### Given instruction
Reproduce every line of the material below, but drop the pictures.

### Data extract
--------------------------------------------------

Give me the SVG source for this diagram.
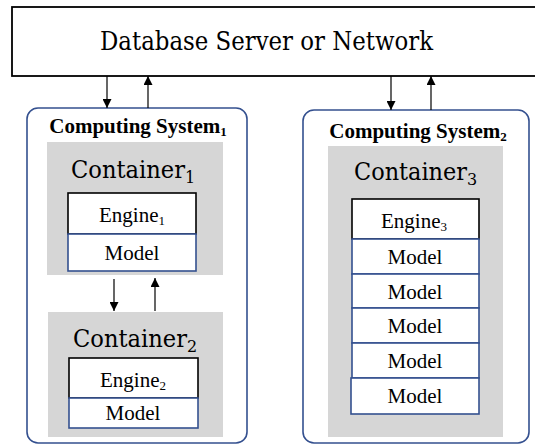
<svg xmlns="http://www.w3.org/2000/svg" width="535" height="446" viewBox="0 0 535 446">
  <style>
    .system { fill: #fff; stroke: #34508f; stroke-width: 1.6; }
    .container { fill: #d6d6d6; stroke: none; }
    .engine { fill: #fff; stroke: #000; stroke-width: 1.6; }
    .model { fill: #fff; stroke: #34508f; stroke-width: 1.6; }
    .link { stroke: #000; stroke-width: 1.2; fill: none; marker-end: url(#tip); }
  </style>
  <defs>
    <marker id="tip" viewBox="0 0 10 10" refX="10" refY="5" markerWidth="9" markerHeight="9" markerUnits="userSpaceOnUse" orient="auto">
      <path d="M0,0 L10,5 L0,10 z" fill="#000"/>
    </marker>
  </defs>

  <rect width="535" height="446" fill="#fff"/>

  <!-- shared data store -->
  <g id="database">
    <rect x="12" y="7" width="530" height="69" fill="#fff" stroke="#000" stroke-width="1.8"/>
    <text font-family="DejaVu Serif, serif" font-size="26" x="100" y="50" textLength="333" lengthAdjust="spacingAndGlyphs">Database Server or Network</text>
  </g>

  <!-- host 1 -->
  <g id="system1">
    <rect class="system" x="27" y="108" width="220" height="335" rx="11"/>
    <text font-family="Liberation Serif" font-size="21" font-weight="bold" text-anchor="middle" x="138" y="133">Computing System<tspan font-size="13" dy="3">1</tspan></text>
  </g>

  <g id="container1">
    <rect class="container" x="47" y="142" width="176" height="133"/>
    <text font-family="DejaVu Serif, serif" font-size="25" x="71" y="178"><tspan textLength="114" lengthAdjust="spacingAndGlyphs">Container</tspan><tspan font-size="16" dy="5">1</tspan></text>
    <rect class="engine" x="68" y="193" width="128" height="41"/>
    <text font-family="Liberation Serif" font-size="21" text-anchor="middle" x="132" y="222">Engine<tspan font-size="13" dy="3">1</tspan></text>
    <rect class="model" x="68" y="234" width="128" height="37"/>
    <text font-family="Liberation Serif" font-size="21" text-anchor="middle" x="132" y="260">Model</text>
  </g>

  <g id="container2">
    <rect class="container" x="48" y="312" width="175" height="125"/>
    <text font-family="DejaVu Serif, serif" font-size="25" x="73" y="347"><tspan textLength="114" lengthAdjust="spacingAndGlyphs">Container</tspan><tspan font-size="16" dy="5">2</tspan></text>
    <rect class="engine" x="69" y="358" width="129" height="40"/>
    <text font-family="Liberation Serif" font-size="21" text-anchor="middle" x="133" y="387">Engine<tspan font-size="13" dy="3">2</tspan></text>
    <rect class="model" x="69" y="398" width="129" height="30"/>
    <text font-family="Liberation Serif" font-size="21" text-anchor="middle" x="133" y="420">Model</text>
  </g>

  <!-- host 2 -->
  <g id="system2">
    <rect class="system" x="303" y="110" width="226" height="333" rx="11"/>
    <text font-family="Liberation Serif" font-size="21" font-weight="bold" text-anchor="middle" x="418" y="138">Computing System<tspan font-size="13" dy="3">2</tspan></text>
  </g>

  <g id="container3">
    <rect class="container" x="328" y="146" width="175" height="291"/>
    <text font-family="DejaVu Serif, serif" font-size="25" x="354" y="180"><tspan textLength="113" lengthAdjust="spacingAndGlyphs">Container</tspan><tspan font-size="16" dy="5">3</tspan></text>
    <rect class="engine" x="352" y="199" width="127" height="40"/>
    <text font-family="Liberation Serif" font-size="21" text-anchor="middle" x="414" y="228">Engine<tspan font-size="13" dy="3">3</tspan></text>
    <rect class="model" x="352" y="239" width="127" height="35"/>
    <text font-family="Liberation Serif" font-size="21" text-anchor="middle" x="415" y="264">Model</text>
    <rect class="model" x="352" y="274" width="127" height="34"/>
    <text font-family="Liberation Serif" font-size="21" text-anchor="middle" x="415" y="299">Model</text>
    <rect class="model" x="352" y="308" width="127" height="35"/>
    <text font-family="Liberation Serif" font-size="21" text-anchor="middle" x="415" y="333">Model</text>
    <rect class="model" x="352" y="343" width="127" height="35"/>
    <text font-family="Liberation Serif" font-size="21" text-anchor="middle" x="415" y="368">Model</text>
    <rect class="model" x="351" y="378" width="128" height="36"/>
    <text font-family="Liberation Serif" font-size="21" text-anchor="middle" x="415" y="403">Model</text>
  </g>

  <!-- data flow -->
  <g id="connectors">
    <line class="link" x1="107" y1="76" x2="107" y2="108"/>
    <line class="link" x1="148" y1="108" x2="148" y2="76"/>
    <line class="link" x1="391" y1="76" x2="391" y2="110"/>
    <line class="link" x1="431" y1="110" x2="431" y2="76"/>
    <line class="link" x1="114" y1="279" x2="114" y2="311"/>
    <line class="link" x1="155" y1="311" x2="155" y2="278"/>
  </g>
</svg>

--------------------------------------------------

### Reply to the task
Give me the SVG source for this diagram.
<svg xmlns="http://www.w3.org/2000/svg" width="535" height="446" viewBox="0 0 535 446">
  <style>
    .system { fill: #fff; stroke: #34508f; stroke-width: 1.6; }
    .container { fill: #d6d6d6; stroke: none; }
    .engine { fill: #fff; stroke: #000; stroke-width: 1.6; }
    .model { fill: #fff; stroke: #34508f; stroke-width: 1.6; }
    .link { stroke: #000; stroke-width: 1.2; fill: none; marker-end: url(#tip); }
  </style>
  <defs>
    <marker id="tip" viewBox="0 0 10 10" refX="10" refY="5" markerWidth="9" markerHeight="9" markerUnits="userSpaceOnUse" orient="auto">
      <path d="M0,0 L10,5 L0,10 z" fill="#000"/>
    </marker>
  </defs>

  <rect width="535" height="446" fill="#fff"/>

  <!-- shared data store -->
  <g id="database">
    <rect x="12" y="7" width="530" height="69" fill="#fff" stroke="#000" stroke-width="1.8"/>
    <text font-family="DejaVu Serif, serif" font-size="26" x="100" y="50" textLength="333" lengthAdjust="spacingAndGlyphs">Database Server or Network</text>
  </g>

  <!-- host 1 -->
  <g id="system1">
    <rect class="system" x="27" y="108" width="220" height="335" rx="11"/>
    <text font-family="Liberation Serif" font-size="21" font-weight="bold" text-anchor="middle" x="138" y="133">Computing System<tspan font-size="13" dy="3">1</tspan></text>
  </g>

  <g id="container1">
    <rect class="container" x="47" y="142" width="176" height="133"/>
    <text font-family="DejaVu Serif, serif" font-size="25" x="71" y="178"><tspan textLength="114" lengthAdjust="spacingAndGlyphs">Container</tspan><tspan font-size="16" dy="5">1</tspan></text>
    <rect class="engine" x="68" y="193" width="128" height="41"/>
    <text font-family="Liberation Serif" font-size="21" text-anchor="middle" x="132" y="222">Engine<tspan font-size="13" dy="3">1</tspan></text>
    <rect class="model" x="68" y="234" width="128" height="37"/>
    <text font-family="Liberation Serif" font-size="21" text-anchor="middle" x="132" y="260">Model</text>
  </g>

  <g id="container2">
    <rect class="container" x="48" y="312" width="175" height="125"/>
    <text font-family="DejaVu Serif, serif" font-size="25" x="73" y="347"><tspan textLength="114" lengthAdjust="spacingAndGlyphs">Container</tspan><tspan font-size="16" dy="5">2</tspan></text>
    <rect class="engine" x="69" y="358" width="129" height="40"/>
    <text font-family="Liberation Serif" font-size="21" text-anchor="middle" x="133" y="387">Engine<tspan font-size="13" dy="3">2</tspan></text>
    <rect class="model" x="69" y="398" width="129" height="30"/>
    <text font-family="Liberation Serif" font-size="21" text-anchor="middle" x="133" y="420">Model</text>
  </g>

  <!-- host 2 -->
  <g id="system2">
    <rect class="system" x="303" y="110" width="226" height="333" rx="11"/>
    <text font-family="Liberation Serif" font-size="21" font-weight="bold" text-anchor="middle" x="418" y="138">Computing System<tspan font-size="13" dy="3">2</tspan></text>
  </g>

  <g id="container3">
    <rect class="container" x="328" y="146" width="175" height="291"/>
    <text font-family="DejaVu Serif, serif" font-size="25" x="354" y="180"><tspan textLength="113" lengthAdjust="spacingAndGlyphs">Container</tspan><tspan font-size="16" dy="5">3</tspan></text>
    <rect class="engine" x="352" y="199" width="127" height="40"/>
    <text font-family="Liberation Serif" font-size="21" text-anchor="middle" x="414" y="228">Engine<tspan font-size="13" dy="3">3</tspan></text>
    <rect class="model" x="352" y="239" width="127" height="35"/>
    <text font-family="Liberation Serif" font-size="21" text-anchor="middle" x="415" y="264">Model</text>
    <rect class="model" x="352" y="274" width="127" height="34"/>
    <text font-family="Liberation Serif" font-size="21" text-anchor="middle" x="415" y="299">Model</text>
    <rect class="model" x="352" y="308" width="127" height="35"/>
    <text font-family="Liberation Serif" font-size="21" text-anchor="middle" x="415" y="333">Model</text>
    <rect class="model" x="352" y="343" width="127" height="35"/>
    <text font-family="Liberation Serif" font-size="21" text-anchor="middle" x="415" y="368">Model</text>
    <rect class="model" x="351" y="378" width="128" height="36"/>
    <text font-family="Liberation Serif" font-size="21" text-anchor="middle" x="415" y="403">Model</text>
  </g>

  <!-- data flow -->
  <g id="connectors">
    <line class="link" x1="107" y1="76" x2="107" y2="108"/>
    <line class="link" x1="148" y1="108" x2="148" y2="76"/>
    <line class="link" x1="391" y1="76" x2="391" y2="110"/>
    <line class="link" x1="431" y1="110" x2="431" y2="76"/>
    <line class="link" x1="114" y1="279" x2="114" y2="311"/>
    <line class="link" x1="155" y1="311" x2="155" y2="278"/>
  </g>
</svg>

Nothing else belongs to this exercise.